13. Holders of Class A Shares also have a December 2014 retraction right under which they may retract Class A Shares on the Redemption Date at a retraction price per Class A Share equal to the greater of (i) the NAV per Unit on that date minus the sum of $10.00 plus any accrued and unpaid dividends on a Preferred Share and (ii) nil. Such shareholders must surrender their Class A Shares for retraction not less than 45 days prior to the Redemption Date.
Calculation of Net Asset Value
14. Under clause 14.2(3)(b) of NI 81-106, an investment fund that is a reporting issuer is generally required to calculate the NAV per security of the fund on at least a weekly basis. Furthermore, an investment fund that uses or holds specified derivatives, such as the Filer intends to do, must calculate its NAV per security on a daily basis.
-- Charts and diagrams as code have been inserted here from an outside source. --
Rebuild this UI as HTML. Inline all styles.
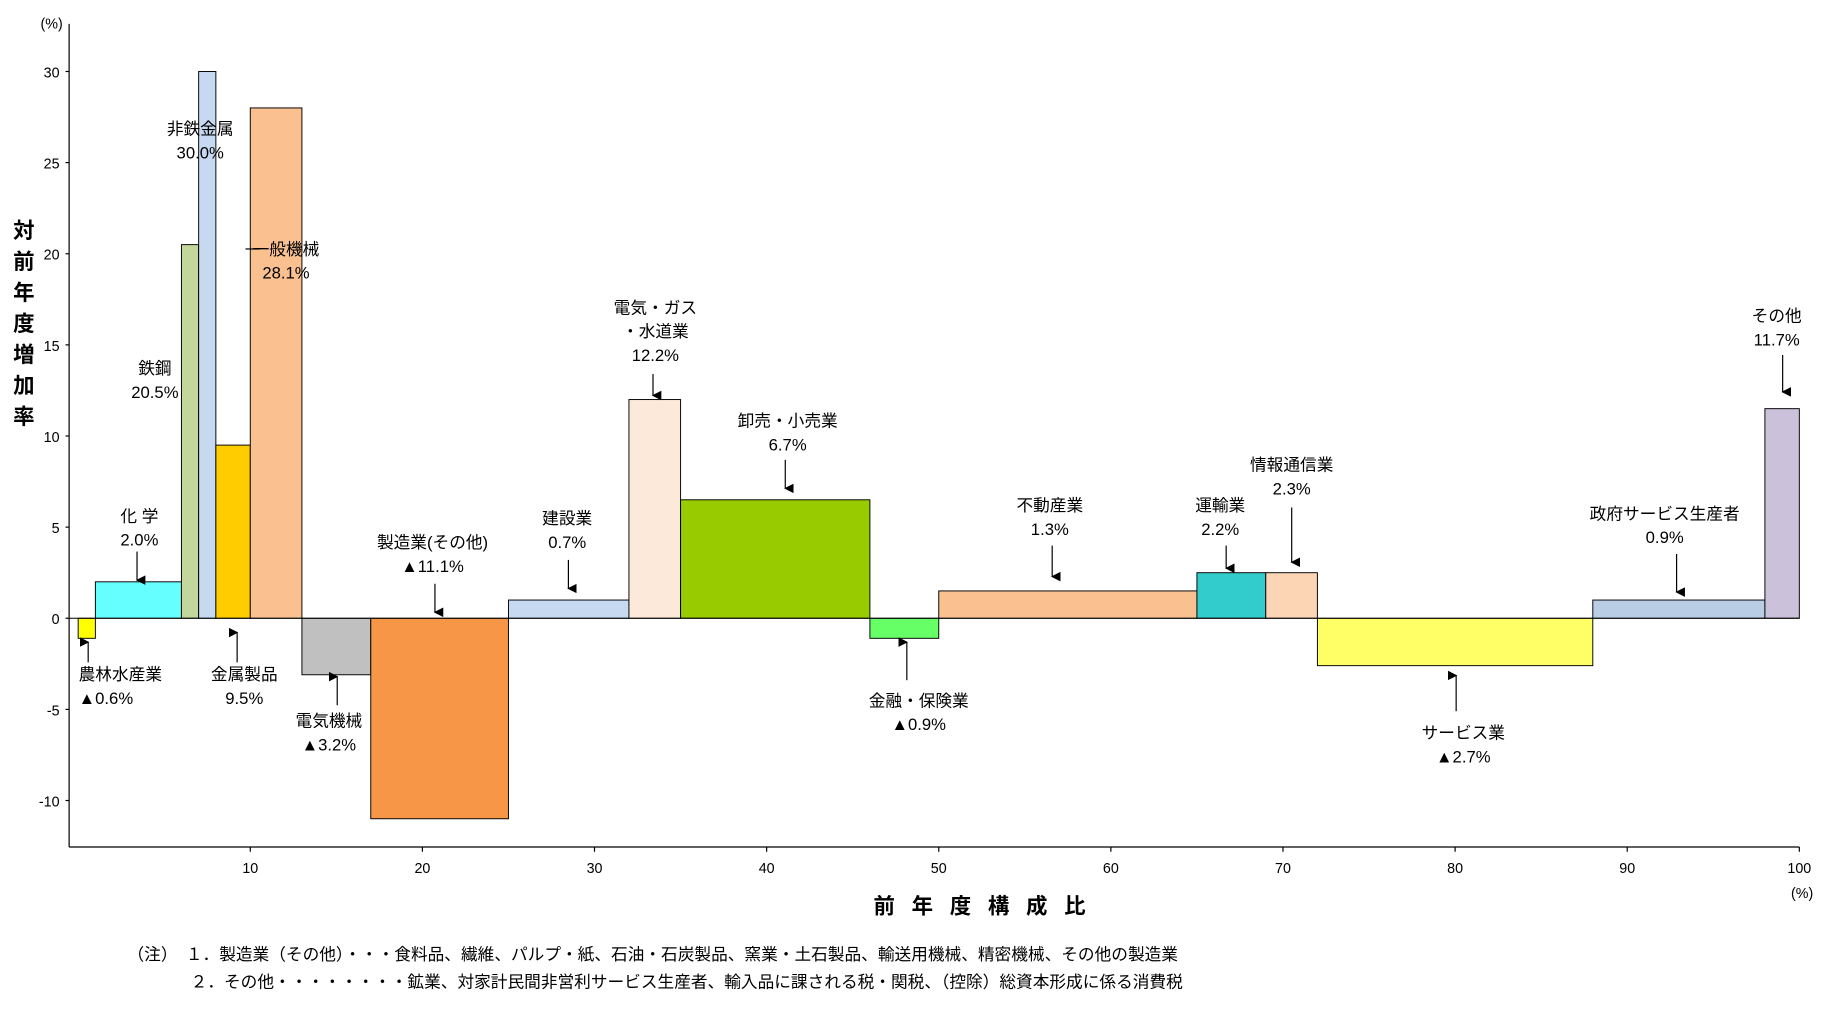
<!DOCTYPE html>
<html><head><meta charset="utf-8"><style>
html,body{margin:0;padding:0;background:#fff;}
svg{display:block;font-family:"Liberation Sans","Noto Sans CJK JP",sans-serif;}
</style></head><body>
<svg id="chart" width="1847" height="1009" viewBox="0 0 1550 847" preserveAspectRatio="none" xmlns="http://www.w3.org/2000/svg">
<defs><marker id="ah" markerWidth="8" markerHeight="8" refX="4" refY="7" orient="auto-start-reverse" markerUnits="userSpaceOnUse"><path d="M0,0 L4,8 L8,0 Z" fill="#000" transform="rotate(0)"/></marker></defs>
<g id="bars"></g><g id="axes"></g><g id="labels"></g>
<text x="34" y="24" font-size="12">(%)</text>
<text x="20" y="200" font-size="18" font-weight="bold" text-anchor="middle"><tspan x="20" dy="0">対</tspan><tspan x="20" dy="26">前</tspan><tspan x="20" dy="26">年</tspan><tspan x="20" dy="26">度</tspan><tspan x="20" dy="26">増</tspan><tspan x="20" dy="26">加</tspan><tspan x="20" dy="26">率</tspan></text>
<text x="829" y="767" font-size="18" font-weight="bold" text-anchor="middle" letter-spacing="14">前年度構成比</text>
<text x="1503" y="754" font-size="12">(%)</text>
<text x="107" y="806" font-size="14">（注）　１．製造業（その他）・・・食料品、繊維、パルプ・紙、石油・石炭製品、窯業・土石製品、輸送用機械、精密機械、その他の製造業</text>
<text x="160" y="829" font-size="14">２．その他・・・・・・・・鉱業、対家計民間非営利サービス生産者、輸入品に課される税・関税、（控除）総資本形成に係る消費税</text>
</svg>
<script>
const categories=["農林水産業","化学","鉄鋼","非鉄金属","金属製品","一般機械","電気機械","製造業(その他)","建設業","電気・ガス・水道業","卸売・小売業","金融・保険業","不動産業","運輸業","情報通信業","サービス業","政府サービス生産者","その他"];
const shares=[1,5,1,1,2,3,4,8,7,3,11,4,15,4,3,16,10,2];
const growth=[-1.1,2.0,20.5,30.0,9.5,28.0,-3.1,-11.0,1.0,12.0,6.5,-1.1,1.5,2.5,2.5,-2.6,1.0,11.5];
const colors=["#ffff00","#66ffff","#c3d69b","#c6d9f1","#ffcc00","#fac090","#c0c0c0","#f79646","#c6d9f1","#fde9d9","#99cc00","#66ff66","#fac090","#33cccc","#fcd5b4","#ffff66","#b9cde5","#ccc1da"];
const yTicks=[-10,-5,0,5,10,15,20,25,30];
const xTicks=[10,20,30,40,50,60,70,80,90,100];
// labels: [line1, line2, line3, cx, y-top, arrowX, arrowFrom, arrowTo]
const labelText=[["農林水産業","▲0.6%"],["化 学","2.0%"],["鉄鋼","20.5%"],["非鉄金属","30.0%"],["金属製品","9.5%"],["一般機械","28.1%"],["電気機械","▲3.2%"],["製造業(その他)","▲11.1%"],["建設業","0.7%"],["電気・ガス","・水道業","12.2%"],["卸売・小売業","6.7%"],["金融・保険業","▲0.9%"],["不動産業","1.3%"],["運輸業","2.2%"],["情報通信業","2.3%"],["サービス業","▲2.7%"],["政府サービス生産者","0.9%"],["その他","11.7%"]];
const NS="http://www.w3.org/2000/svg";
const X=v=>65.6+v*14.444, Y=v=>519-v*15.3;
function mk(t,a,p){const e=document.createElementNS(NS,t);for(const k in a)e.setAttribute(k,a[k]);p.appendChild(e);return e;}
const gb=document.getElementById('bars'),ga=document.getElementById('axes'),gl=document.getElementById('labels');
let cum=0;
categories.forEach((c,i)=>{
 const x0=X(cum),x1=X(cum+shares[i]);cum+=shares[i];
 const y0=Y(Math.max(0,growth[i])),y1=Y(Math.min(0,growth[i]));
 const r=mk('rect',{x:x0,y:y0,width:x1-x0,height:y1-y0,fill:colors[i],stroke:'#000','stroke-width':0.8},gb);
 
 
});
mk('line',{x1:58,y1:20,x2:58,y2:711,stroke:'#000'},ga);
mk('line',{x1:58,y1:711,x2:1510,y2:711,stroke:'#000'},ga);
mk('line',{x1:58,y1:519,x2:1510,y2:519,stroke:'#000','stroke-width':0.8},ga);
yTicks.forEach(v=>{mk('line',{x1:55,y1:Y(v),x2:58,y2:Y(v),stroke:'#000'},ga);
 const t=mk('text',{x:50,y:Y(v)+5,'font-size':12,'text-anchor':'end'},ga);t.textContent=v;
 
 });
xTicks.forEach(v=>{mk('line',{x1:X(v),y1:711,x2:X(v),y2:715,stroke:'#000'},ga);
 const t=mk('text',{x:X(v),y:733,'font-size':12,'text-anchor':'middle'},ga);t.textContent=v;
 
 });
const lp=[[105,567,74,556,539],[117,434,115,463,487],[130,310],[168,109],[205,567,199,556,531],[240,210],[276,606,283,592,568],[363,456,365,490,514],[476,436,477,470,494],[550,259,548,314,332],[661,354,659,386,410],[771,589,761,571,539],[881,425,883,458,484],[1024,425,1029,458,477],[1084,391,1084,426,472],[1228,616,1222,597,567],[1397,432,1407,465,497],[1491,266,1496,298,329]];
labelText.forEach((ls,i)=>{
 const p=lp[i];
 const t=mk('text',{'font-size':14,'text-anchor':i===0?'start':'middle',y:p[1]+4},gl);
 
 
 ls.forEach((s,j)=>{const sp=mk('tspan',{x:i===0?66:p[0],dy:j?20:0},t);sp.textContent=s;});
 if(p.length>2){mk('line',{x1:p[2],y1:p[3],x2:p[2],y2:p[4],stroke:'#000','marker-end':'url(#ah)'},gl);}
});
mk('line',{x1:206,y1:209,x2:218,y2:209,stroke:'#000'},gl);
</script>
</body></html>
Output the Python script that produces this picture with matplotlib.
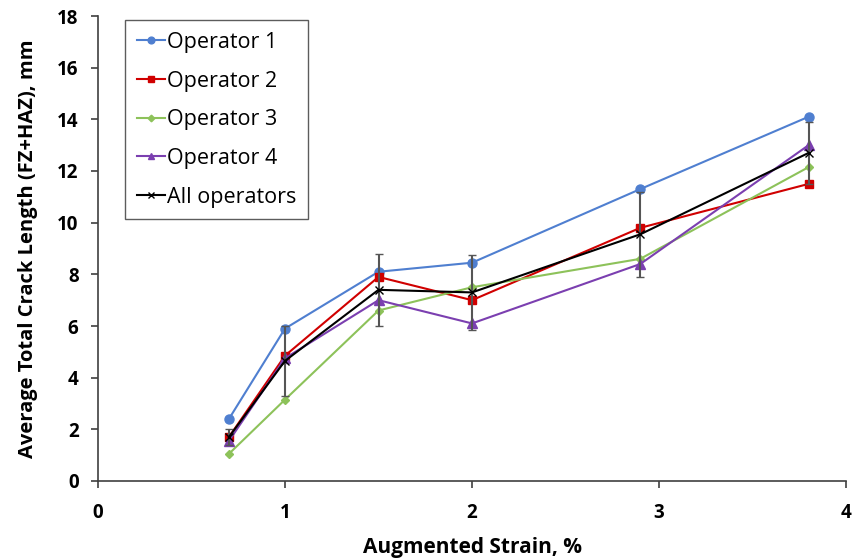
import matplotlib
matplotlib.use("Agg")
import matplotlib.pyplot as plt

plt.rcParams['font.family'] = ['Open Sans', 'DejaVu Sans']

strain = [0.7, 1.0, 1.5, 2.0, 2.9, 3.8]
op1 = [2.4, 5.9, 8.1, 8.45, 11.3, 14.1]
op2 = [1.7, 4.85, 7.9, 7.0, 9.8, 11.5]
op3 = [1.05, 3.15, 6.6, 7.5, 8.6, 12.15]
op4 = [1.55, 4.75, 7.0, 6.1, 8.4, 13.0]
allops = [1.7, 4.65, 7.4, 7.3, 9.55, 12.7]
all_err = [0.3, 1.35, 1.4, 1.45, 1.65, 1.2]

fig = plt.figure(figsize=(8.56, 5.58), dpi=100)
ax = fig.add_axes([98/856, 1-481/558, (846-98)/856, (481-16)/558])

ax.plot(strain, op1, color='#4F7FD0', marker='o', ms=6.5, lw=1.5, label='Operator 1')
ax.plot(strain, op2, color='#D00000', marker='s', ms=6, lw=1.5, label='Operator 2')
ax.plot(strain, op3, color='#8DC25A', marker='D', ms=4.5, lw=1.5, label='Operator 3')
ax.plot(strain, op4, color='#7B3FB0', marker='^', ms=6.5, lw=1.5, label='Operator 4')
ax.errorbar(strain, allops, yerr=all_err, fmt='none', ecolor='#555555', elinewidth=1.5,
            capsize=3)
ax.plot(strain, allops, color='black', marker='x', ms=6, lw=1.5, label='All operators')

ax.set_xlim(0, 4)
ax.set_ylim(0, 18)
ax.set_xticks([0, 1, 2, 3, 4])
ax.set_yticks(range(0, 19, 2))
ax.tick_params(labelsize=13.5, direction='out', length=5, color='#404040', width=1.2)
ax.tick_params(axis='x', pad=11)
ax.tick_params(axis='y', pad=9)
for lab in ax.get_xticklabels() + ax.get_yticklabels():
    lab.set_fontweight('bold')
for s in ['top', 'right']:
    ax.spines[s].set_visible(False)
for s in ['left', 'bottom']:
    ax.spines[s].set_color('#404040')
    ax.spines[s].set_linewidth(1.2)
ax.set_xlabel('Augmented Strain, %', fontsize=15, fontweight='bold', labelpad=10)
ax.set_ylabel('Average Total Crack Length (FZ+HAZ), mm', fontsize=14.5, fontweight='bold', labelpad=14)

leg = ax.legend(loc='upper left', bbox_to_anchor=(0.036, 0.991), borderaxespad=0, fontsize=15.5,
                frameon=True, fancybox=False, edgecolor='#333333', handlelength=1.3,
                handletextpad=0.1, labelspacing=0.82, borderpad=0.55, markerscale=0.75)
leg.get_frame().set_linewidth(1.0)

fig.savefig('out.png', dpi=100)
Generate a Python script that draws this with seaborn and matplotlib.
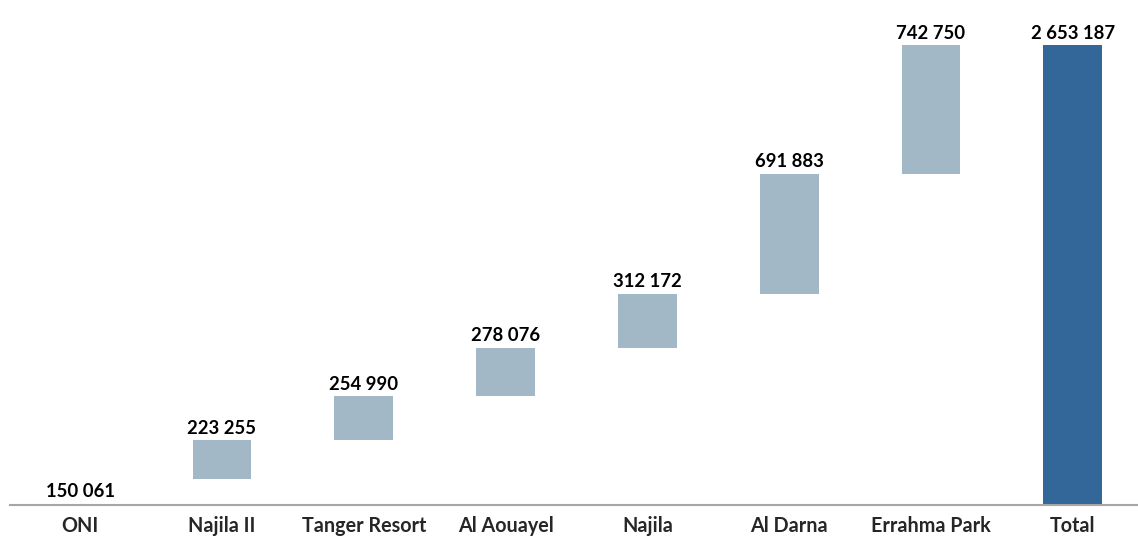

15. The Filer proposes to calculate its NAV per Unit and NAV per Class A Share on a weekly basis.
16. The Preliminary Prospectus of the Filer discloses and the final prospectus of the Filer will disclose that the NAV per Unit and the NAV per Class A Share will be made available to the financial press for publication on a weekly basis. The final prospectus of the Filer will also disclose that the NAV per Unit and the NAV per Class A Share will be made available to the public on the Manager's website on a weekly basis.
Each of the Decision Makers is satisfied that the test contained in the Legislation that provides the Decision Maker with the jurisdiction to make the decision has been met.
The decision of the Decision Makers under the Legislation is that the Requested Relief is granted provided that:
(a) the Class A Shares and the Preferred Shares remain listed on the TSX; and
(b) the Filer calculates its NAV per Unit and NAV per Class A Share at least weekly.